If this hasn't happened to you yet, you're wiser than I will ever be: I launch a big training run, and come back hours, days, or even weeks later to find useless results. What could I have done? This is a list of things to do right before firing off your machine learning algorithm. Think of it as a pre-launch checklist. The executive summary is, "What basic facts do I know about this problem that the algorithm doesn't know?"
  1. Set bounds on "reasonable" inputs You probably have an idea of what reasonable data is - and your training set may already have violated it. For example, check for datapoints with features that are very similar, but with labels that are very different. To state the obvious, the optimizer will not be able to tell that these datapoints are mistakes. If they're really wild, it will think they're the most important part. And it will steamroll the rest of the training while trying to fit the impossible.

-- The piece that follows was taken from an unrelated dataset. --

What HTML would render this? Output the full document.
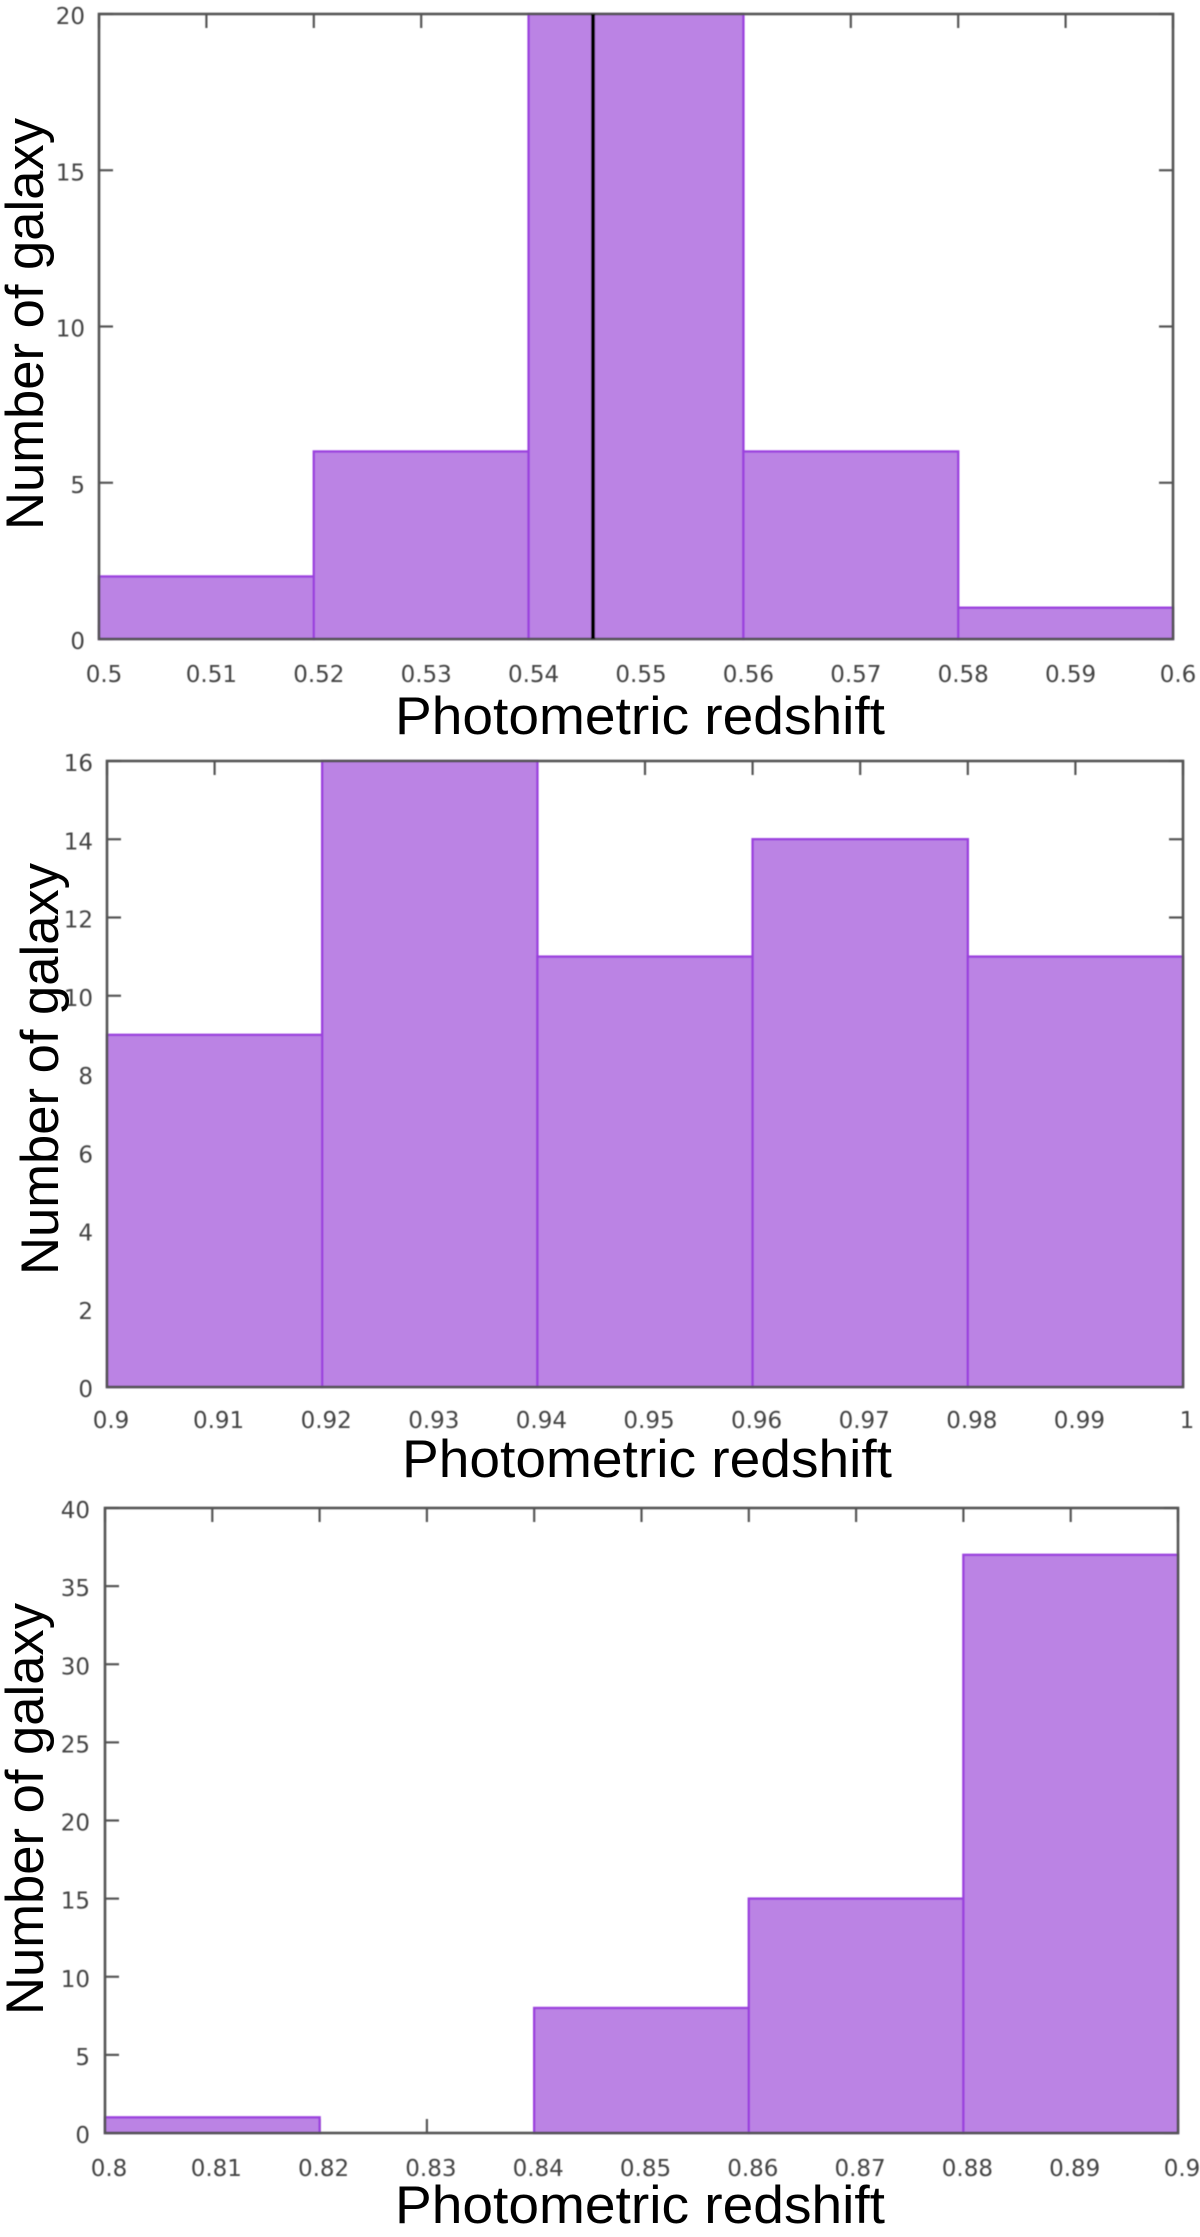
<!DOCTYPE html>
<html lang="en">
<head>
<meta charset="utf-8">
<title>Photometric redshift histograms</title>
<style>
html,body{margin:0;padding:0;background:#fff;}
svg{display:block;}
.tick-label{font-family:"DejaVu Sans","Liberation Sans",sans-serif;font-size:23px;fill:#444;}
.axis-title{font-family:"Liberation Sans",sans-serif;font-size:53px;fill:#000;}
</style>
</head>
<body>
<svg id="figure" xmlns="http://www.w3.org/2000/svg" width="1200" height="2237" viewBox="0 0 1200 2237">
  <defs>
    <filter id="soft" x="-5%" y="-5%" width="110%" height="110%"><feGaussianBlur stdDeviation="0.55"/></filter>
    <filter id="softer" x="-5%" y="-5%" width="110%" height="110%"><feGaussianBlur stdDeviation="0.35"/></filter>
  </defs>
  <rect width="1200" height="2237" fill="#fff"/>

  <g id="panel-1"></g>
  <text class="axis-title" x="395" y="734" textLength="490" lengthAdjust="spacingAndGlyphs" filter="url(#softer)">Photometric redshift</text>
  <text class="axis-title" transform="translate(43,530) rotate(-90)" textLength="412" lengthAdjust="spacingAndGlyphs" filter="url(#softer)">Number of galaxy</text>

  <g id="panel-2"></g>
  <text class="axis-title" x="402" y="1477" textLength="490" lengthAdjust="spacingAndGlyphs" filter="url(#softer)">Photometric redshift</text>
  <text class="axis-title" transform="translate(58,1275) rotate(-90)" textLength="412" lengthAdjust="spacingAndGlyphs" filter="url(#softer)">Number of galaxy</text>

  <g id="panel-3"></g>
  <text class="axis-title" x="395" y="2223" textLength="490" lengthAdjust="spacingAndGlyphs" filter="url(#softer)">Photometric redshift</text>
  <text class="axis-title" transform="translate(43,2015) rotate(-90)" textLength="412" lengthAdjust="spacingAndGlyphs" filter="url(#softer)">Number of galaxy</text>
</svg>

<script>
// Panel 1 data
const binStarts1 = [0.50, 0.52, 0.54, 0.56, 0.58];
const counts1 = [2, 6, 20, 6, 1];
const xTicks1 = ['0.5', '0.51', '0.52', '0.53', '0.54', '0.55', '0.56', '0.57', '0.58', '0.59', '0.6'];
const yTicks1 = ['0', '5', '10', '15', '20'];
const markerValues1 = [0.546];

// Panel 2 data
const binStarts2 = [0.90, 0.92, 0.94, 0.96, 0.98];
const counts2 = [9, 16, 11, 14, 11];
const xTicks2 = ['0.9', '0.91', '0.92', '0.93', '0.94', '0.95', '0.96', '0.97', '0.98', '0.99', '1'];
const yTicks2 = ['0', '2', '4', '6', '8', '10', '12', '14', '16'];
const markerValues2 = [];

// Panel 3 data
const binStarts3 = [0.80, 0.82, 0.84, 0.86, 0.88];
const counts3 = [1, 0, 8, 15, 37];
const xTicks3 = ['0.8', '0.81', '0.82', '0.83', '0.84', '0.85', '0.86', '0.87', '0.88', '0.89', '0.9'];
const yTicks3 = ['0', '5', '10', '15', '20', '25', '30', '35', '40'];
const markerValues3 = [];

const binWidth = 0.02;
const SVG_NS = 'http://www.w3.org/2000/svg';

function makeSvg(tag, attrs, parent) {
  const el = document.createElementNS(SVG_NS, tag);
  for (const key in attrs) el.setAttribute(key, attrs[key]);
  parent.appendChild(el);
  return el;
}

function drawPanel(cfg) {
  const root = document.getElementById(cfg.id);
  const xMin = parseFloat(cfg.xTicks[0]);
  const xMax = parseFloat(cfg.xTicks[cfg.xTicks.length - 1]);
  const yMin = parseFloat(cfg.yTicks[0]);
  const yMax = parseFloat(cfg.yTicks[cfg.yTicks.length - 1]);
  const xScale = v => cfg.left + (v - xMin) / (xMax - xMin) * (cfg.right - cfg.left);
  const yScale = v => cfg.bottom - (v - yMin) / (yMax - yMin) * (cfg.bottom - cfg.top);
  const tickLen = 14;
  const axisColor = '#555';

  const soft = makeSvg('g', { filter: 'url(#soft)' }, root);
  
  

  // tick marks sit under the bars
  cfg.xTicks.forEach(label => {
    const x = xScale(parseFloat(label));
    const bottomTick = makeSvg('line', { x1: x, x2: x, y1: cfg.bottom, y2: cfg.bottom - tickLen, stroke: axisColor, 'stroke-width': 2.2 }, soft);
    
    
    const topTick = makeSvg('line', { x1: x, x2: x, y1: cfg.top, y2: cfg.top + tickLen, stroke: axisColor, 'stroke-width': 2.2 }, soft);
    
    
    const text = makeSvg('text', { x: x + cfg.xLabelShift, y: cfg.xLabelY, 'text-anchor': 'middle', class: 'tick-label' }, soft);
    text.textContent = label;
    
    
  });

  cfg.yTicks.forEach(label => {
    const y = yScale(parseFloat(label));
    const leftTick = makeSvg('line', { x1: cfg.left, x2: cfg.left + tickLen, y1: y, y2: y, stroke: axisColor, 'stroke-width': 2.2 }, soft);
    
    
    const rightTick = makeSvg('line', { x1: cfg.right, x2: cfg.right - tickLen, y1: y, y2: y, stroke: axisColor, 'stroke-width': 2.2 }, soft);
    
    
    const text = makeSvg('text', { x: cfg.yLabelX, y: y + 10, 'text-anchor': 'end', class: 'tick-label' }, soft);
    text.textContent = label;
    
    
  });

  // histogram bars
  cfg.binStarts.forEach((start, i) => {
    const x0 = xScale(start);
    const x1 = xScale(start + binWidth);
    const y = yScale(cfg.counts[i]);
    const bar = makeSvg('rect', {
      x: x0, y: y, width: x1 - x0, height: cfg.bottom - y,
      fill: '#bb83e4', stroke: '#9b42de', 'stroke-width': 2.4
    }, soft);
    
    
  });

  // frame on top of the bars
  const frame = makeSvg('rect', {
    x: cfg.left, y: cfg.top, width: cfg.right - cfg.left, height: cfg.bottom - cfg.top,
    fill: 'none', stroke: axisColor, 'stroke-width': 2.6
  }, soft);
  
  

  // vertical reference line
  cfg.markers.forEach(value => {
    const x = xScale(value);
    const marker = makeSvg('line', { x1: x, x2: x, y1: cfg.top, y2: cfg.bottom, stroke: '#000', 'stroke-width': 4 }, soft);
    
    
  });
}

drawPanel({ id: 'panel-1', left: 99, right: 1173, top: 14, bottom: 639, xLabelShift: 5, xLabelY: 682, yLabelX: 85,
  binStarts: binStarts1, counts: counts1, xTicks: xTicks1, yTicks: yTicks1, markers: markerValues1 });
drawPanel({ id: 'panel-2', left: 107, right: 1183, top: 761, bottom: 1387, xLabelShift: 4, xLabelY: 1428, yLabelX: 93,
  binStarts: binStarts2, counts: counts2, xTicks: xTicks2, yTicks: yTicks2, markers: markerValues2 });
drawPanel({ id: 'panel-3', left: 105, right: 1178, top: 1508, bottom: 2133, xLabelShift: 4, xLabelY: 2176, yLabelX: 90,
  binStarts: binStarts3, counts: counts3, xTicks: xTicks3, yTicks: yTicks3, markers: markerValues3 });
</script>
</body>
</html>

  2. Set bounds on "reasonable" outputs There are always some kind of bounds on the outputs. If you're like me, you may only think of these bounds once you read your outputs and begin to curse fate. So, try to imagine that moment now, and add some bounds. Simplest way is to rewind or just kill the optimizer once they're exceeded.
  3. Limit sensitivity to small changes in input Few real things you want to model are highly sensitive to small changes in input. Sensitivity is closely related to "model capacity": you don't want your model to be capable of far higher variability than the real thing being modeled. Check your regularization, and estimate the maximum sensitivity of your model, given your "reasonable" assumptions about your dataset (which you confirmed in steps 1 and 2). Consider data augmentation with pseudo-data, based on your existing data, with identical labels but slight variation in features. Even if regularization fails, this will tell the optimizer not to take small differences too seriously.
  4. Check what's missing from the training set Think about all plausible inputs. The world is broad and wide! Compare that to your training set, which probably isn't. If (when) you only have partial coverage, consider data augmentation with some dummy points which at least don't violate your common sense. Make sure they don't conflict with the real data. They may not be right, but they're less wrong than what your optimizer would come up with, since it has no common sense at all.
  5. Estimate relative importance of the datapoints Some data is less likely to appear in practice. Some has high uncertainty. Some is that dummy data I've been telling you to add, which has REALLY high uncertainty because you made it up. These points are useful, but they have the power to distort your results if taken too seriously - and the optimizer will absolutely take them seriously. You have to tell it not to do that. Downweight them in your loss function, with some weight between 0.001 and 1.0 that of the trusted points.
  6. Try a quick internet search... For example, searching just the name of this checklist, I find: machinelearningmastery.com/machine-learning-checklist medium.com/@subhojit20_27731/ml-project-checklist Filled with good advice! These lists not quite last-minute checklists; more full walkthroughs of how to solve a problem. For people like me, who start building immediately and starting thinking later, a last-minute checklist is more apt. But even I sometimes check the first page of search results, and it mostly turns out to be a good thing. The internet has a lot of smart people, and they've been doing this for a while. What has been will be again, what has been done will be done again; there is nothing new under the sun. --Ecclesiastes, c. 450-200 BCE
All items checked? Great. Go make that machine learn!